Валерий Лашманов : Откройте ваши уши
22:02 28-10-2015
- Наша мама была из городских, и бабы над ней постоянно надсмехались. Она хоть и работала в колхозе, но всё как-то делала не так, не с руки. Она и уговорила нашего отца переехать в Балахну к её матери в дом. Вот мы и переехали. Мама устроилась работать уборщицей и сторожихой. На работе как-то простудилась, заболела кропулёзным воспалением лёгких и через год после переезда умерла. Ещё через год умерла бабушка. А дом был подписан бабушкой на мамину младшую сестру, которая жила с семьёй на Дальнем Востоке. Папа купил в Правдинске сруб для нашего собственного дома. Но не успел его перевезти, как началась война, и его призвали на фронт. Остались мы вчетвером. Четыре девочки мал мала меньше. Я – самая старшая. Мне было одиннадцать лет. Хлеб нам выдавали по детским карточкам. Мы его сразу съедали, а потом голодали. Наступила зима. Лес-то был рядом. Возьму, бывало, с собой сестрёнку, и с санками идём в лес. Наберу веточек, шишек. Привезём домой, печку истоплю. Кто-то из соседей бросил нам на печь пуховую перину, и мы забирались в эту перину. Перина сохраняет тепло долго, и мы всё время лежали на печи в перине. Я пошла по миру. Не в своём посёлке, а в соседнюю деревню. Брожу , прошу милостыню. А я-то уж большенькая. Меня спрашивают: чья ты, девочка? А милостыню не подают. Взяла я с собой Тоню. А она маленькая, кривоногая. Ей, бывало, подают. Она, например, по одному порядку идёт, я по другому. Она наберёт кусочков, а я – пустая. Она и по моему порядку пройдёт, ей и там подадут. И вот я написала письмо отцу на фронт. Писала, как нам голодно живётся. Папа получил письмо-то и прямо с этим письмом к командиру: - Так твою раз так, ты же обещал отправить письмо в администрацию, чтоб дочек устроили в детдом, а гляди, чего она пишет. Я тут кровь проливаю, а мои дети голодают. Отпускай меня домой, я всё устрою и приеду назад. - Командир говорит: - А кто воевать будет? Я, - говорит, - пошлю сообщение по рации.

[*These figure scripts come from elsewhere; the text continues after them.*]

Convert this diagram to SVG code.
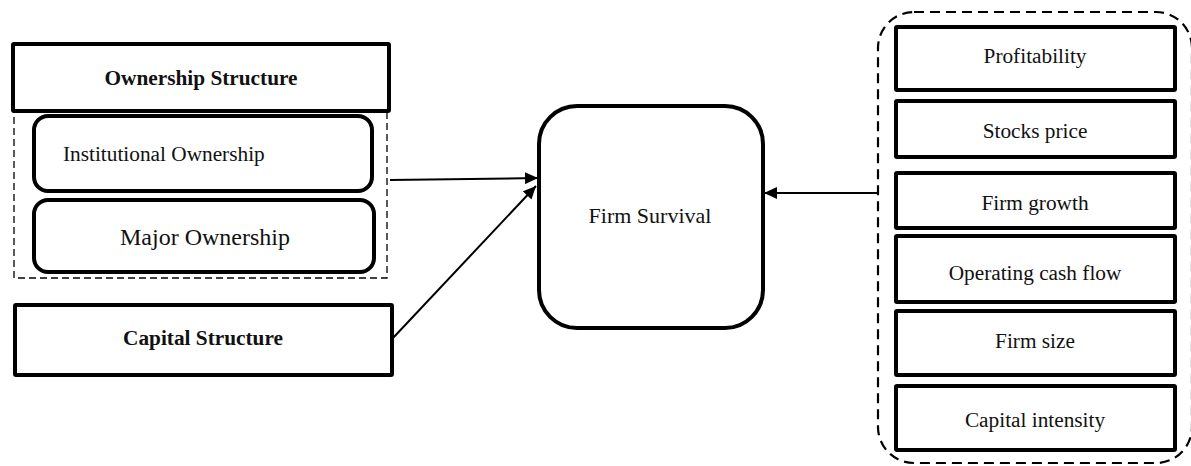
<svg xmlns="http://www.w3.org/2000/svg" width="1191" height="466" viewBox="0 0 1191 466">
<style>
.box{fill:#fff;stroke:#000;stroke-width:4}
text{font-family:'Liberation Serif','Times New Roman',Tinos,'DejaVu Serif',serif;fill:#111;font-size:21.3px}
.b{font-weight:bold}
.c{text-anchor:middle}
.dash{fill:none;stroke:#000}
.conn{stroke:#000;stroke-width:2;fill:none}
</style>
<defs>
<marker id="ah" viewBox="0 0 13 12" refX="13" refY="6" markerWidth="13" markerHeight="12" orient="auto" markerUnits="userSpaceOnUse">
<path d="M0,0 L13,6 L0,12 z" fill="#000"/>
</marker>
</defs>
<rect width="1191" height="466" fill="#fff"/>
<g id="ownership-group">
<rect class="dash" x="14" y="111" width="373" height="167" stroke-width="1.3" stroke-dasharray="7,4"/>
</g>
<g id="ownership-structure">
<rect class="box" x="13" y="44" width="376" height="67" rx="1"/>
<text class="b c" x="201" y="85">Ownership Structure</text>
</g>
<g id="institutional-ownership">
<rect class="box" x="34" y="116" width="338" height="75" rx="14"/>
<text x="63" y="161">Institutional Ownership</text>
</g>
<g id="major-ownership">
<rect class="box" x="34" y="200" width="340" height="72" rx="14"/>
<text x="120" y="245" style="font-size:24px">Major Ownership</text>
</g>
<g id="capital-structure">
<rect class="box" x="15" y="305" width="377" height="70" rx="1"/>
<text class="b c" x="203" y="345">Capital Structure</text>
</g>
<g id="firm-survival">
<rect class="box" x="539" y="106" width="224" height="222" rx="38"/>
<text class="c" x="650" y="223" style="font-size:22px">Firm Survival</text>
</g>
<g id="determinants-group">
<rect class="dash" x="878" y="12" width="314" height="451" rx="36" stroke-width="2.2" stroke-dasharray="10,6"/>
</g>
<g id="profitability">
<rect class="box" x="896" y="27" width="279" height="63" rx="1"/>
<text class="c" x="1035" y="63">Profitability</text>
</g>
<g id="stocks-price">
<rect class="box" x="896" y="101" width="279" height="56" rx="1"/>
<text class="c" x="1035" y="138">Stocks price</text>
</g>
<g id="firm-growth">
<rect class="box" x="896" y="173" width="279" height="55" rx="1"/>
<text class="c" x="1035" y="210">Firm growth</text>
</g>
<g id="operating-cash-flow">
<rect class="box" x="896" y="236" width="279" height="66" rx="1"/>
<text class="c" x="1035" y="280">Operating cash flow</text>
</g>
<g id="firm-size">
<rect class="box" x="896" y="311" width="279" height="64" rx="1"/>
<text class="c" x="1035" y="348">Firm size</text>
</g>
<g id="capital-intensity">
<rect class="box" x="896" y="386" width="279" height="64" rx="1"/>
<text class="c" x="1035" y="427">Capital intensity</text>
</g>
<g id="connectors">
<line class="conn" x1="390" y1="180" x2="538" y2="178" marker-end="url(#ah)"/>
<line class="conn" x1="393" y1="338" x2="536" y2="186" marker-end="url(#ah)"/>
<line class="conn" x1="878" y1="193" x2="764" y2="193" marker-end="url(#ah)"/>
</g>
</svg>
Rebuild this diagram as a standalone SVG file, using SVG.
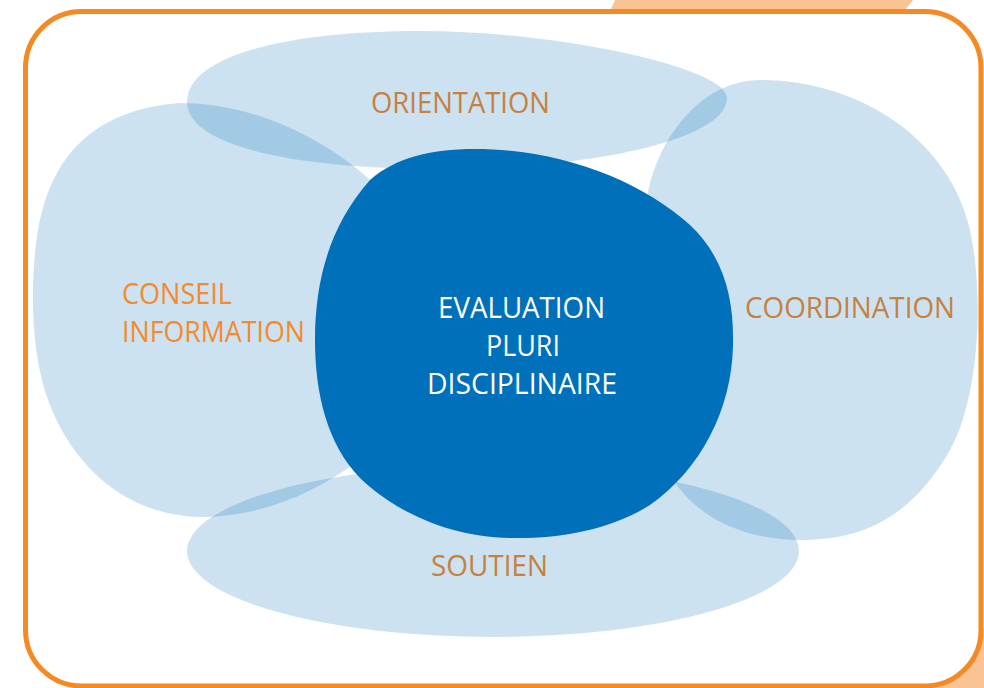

Раз глядим в окно, а прямо к нашему дому подъезжает грузовая машина. Какие-то мужики начали сваливать дрова, потом стали пилить, колоть. Затопили у нас печку. Нашли нашу тётку, она пришла к нам домой. Ей говорят: вот мы троих-то забираем в детский дом, а младшая-то дочь слишком мала. Возьми де её к себе. Вот им денежное довольствие положено восемьсот рублей в месяц на всех. А ты на одну её будешь восемьсот получать. А тётка-то и говорит, а что я на восемьсот рублей куплю? Одну буханку хлеба. А потом её чем кормить? Короче отказалась. Нас отправили в детдом, а Машу в Чкаловск в дом ребёнка.
Потом прошёл год или больше. Детдомовский врач меня как-то призывает к себе в кабинет и говорит мне: - Вот сейчас я дверь открою в соседнюю комнату, а ты послушай, может узнаешь кого по голосу. – А там плачет кто-то. Слышу, Машин голос-то. Я его признала. Говорю: - Маша плачет-то. Её и приводят. Вся в коросте, под мышками болячки, лицо – сплошь болячка. И не узнать бы по лицу-то никогда. Осталась она с нами в детском доме.
Когда война кончилась, отец к нам приехал. Устроился здесь, в Правдинске, на работу. И вот приходит, вызывает меня и говорит: - Я получил комнату и хочу тебя с собой забрать. А потом обживёмся и остальных дочек заберём. Иди к директору, забирай документы.
- А что со срубом, который отец купил до войны?
- Сруб во время войны местные жители пустили на дрова.